The Myth of the "Retail-Only" Corporate Action: Why the Big Players Care About Splits and Rights 

It is a common misconception that corporate actions like stock splits and rights issues are just "housekeeping" for retail investors. In reality, high-net-worth (HNW) and institutional investors are often the most active participants, as these moves directly impact their large-scale strategies and bottom lines. 

While a retail investor might see a stock split as a chance to finally afford one share of a "expensive" tech giant, an institutional fund sees it as a critical boost to liquidity, allowing them to move millions of dollars without swinging the price wildly. 

In the world of investing, it’s easy to assume that certain moves are designed solely to make stocks "look cheaper" for the everyday investor. But if you look under the hood of Stock Splits and Rights Issues, you’ll find that the "smart money"—the institutions and high-net-worth individuals—is watching just as closely. 

1.   Stock Splits: It’s Not Just About the Price Tag 

A stock split (e.g., a 10-for-1 split) doesn’t change a company’s fundamental value; it just cuts the "pizza" into more slices. While retail investors love the lower entry price, institutional investors value the Liquidity Boost.

 

  • For Institutions: Large funds often need to buy or sell massive blocks of shares. When a stock is highly priced and "thinly traded," those big moves can cause "slippage" (the price moves against them before the trade is finished). A split increases the number of shares in circulation, narrowing the bid-ask spread and making it easier for institutions to enter and exit positions efficiently.
  • For HNW Investors: It simplifies portfolio rebalancing and options strategies, where "lot sizes" (usually 100 shares) become much more manageable. 

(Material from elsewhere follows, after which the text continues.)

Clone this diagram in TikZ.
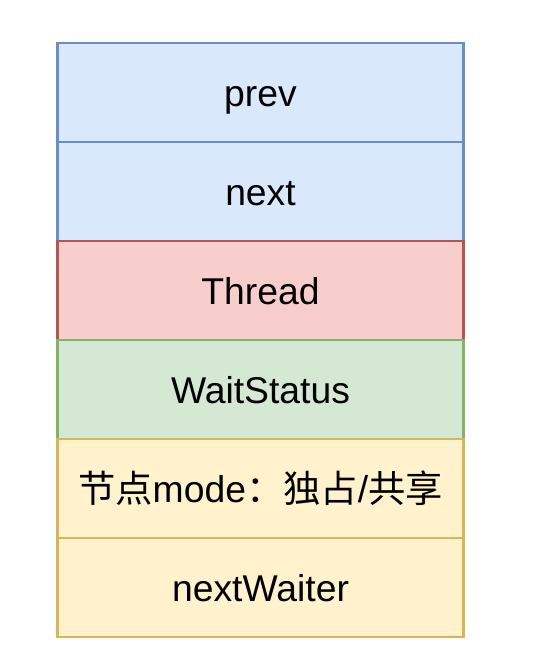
\documentclass[tikz,border=0pt]{standalone}
\usepackage{fontspec}
\setmainfont{Liberation Sans}
\newfontfamily\cjk{Noto Sans CJK SC}
\definecolor{bluefill}{HTML}{DAE8FC}\definecolor{bluedraw}{HTML}{6C8EBF}
\definecolor{redfill}{HTML}{F8CECC}\definecolor{reddraw}{HTML}{B85450}
\definecolor{greenfill}{HTML}{D5E8D4}\definecolor{greendraw}{HTML}{82B366}
\definecolor{yellowfill}{HTML}{FFF2CC}\definecolor{yellowdraw}{HTML}{D6B656}
\tikzset{
  field/.style={rectangle, minimum width=406pt, minimum height=99pt, inner sep=0pt,
    line width=2.5pt, font=\fontsize{37.3}{44}\selectfont, text=black,
    text height=29pt, text depth=0pt},
  bluebox/.style={field, fill=bluefill, draw=bluedraw},
  redbox/.style={field, fill=redfill, draw=reddraw},
  greenbox/.style={field, fill=greenfill, draw=greendraw},
  yellowbox/.style={field, fill=yellowfill, draw=yellowdraw},
}
\begin{document}
\begin{tikzpicture}[x=1pt,y=1pt]
\useasboundingbox[fill=white] (0,0) rectangle (550,670);
\node[bluebox] (prev) at (260.5,{670-92.5}) {prev};
\node[bluebox] (next) at (260.5,{670-191.5}) {next};
\node[redbox] (thread) at (260.5,{670-290.5}) {Thread};
\node[greenbox] (wait) at (260.5,{670-389.5}) {WaitStatus};
\node[yellowbox] (mode) at (260.5,{670-488.5}) {{\cjk 节点}mode{\cjk ：独占}/{\cjk 共享}};
\node[yellowbox] (nextw) at (260.5,{670-587.5}) {nextWaiter};
\end{tikzpicture}
\end{document}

2.   Rights Issues: The Battle Against Dilution 

A rights issue is an invitation to existing shareholders to buy additional shares at a discount. Unlike a split, this is voluntary—and for big players, it is a strategic crossroads.

 

  • The Anti-Dilution Shield: For an institutional investor holding a 5% stake in a company, a rights issue is a "put up or shut up" moment. If they don’t participate, their ownership percentage (and their voting power) shrinks.
  • The HNW Play: High-net-worth individuals often use rights issues as a "discounted top-up." Because they already know the company well, getting fresh equity at 15–20% below market price is an attractive way to lower their average cost basis.
  • The Underwriting Angle: Often, the "big players" (investment banks or large funds) act as underwriters. They agree to buy any shares that retail investors don't take up, earning a fee and potentially increasing their stake at a bargain. 

The Verdict 

Whether it’s a split to grease the wheels of liquidity or a rights issue to fuel expansion, these actions aren't just for the "little guy." They are sophisticated tools used by companies to manage their relationship with their largest backers.

Retail investors get accessibility; institutional investors get efficiency. In the end, everyone is playing the same game, just at different scales.

 

Summary.

 

  • Stock Splits: Not just for "affordability." Institutions love them because they increase liquidity and lower trading costs for massive orders.
  • Rights Issues: A major event for HNW and Institutional players to protect their voting power and avoid "dilution" (having their piece of the pie get smaller).
  • The Bottom Line: If a company you own announces one of these, don't just ignore it. The "big fish" are definitely making a move.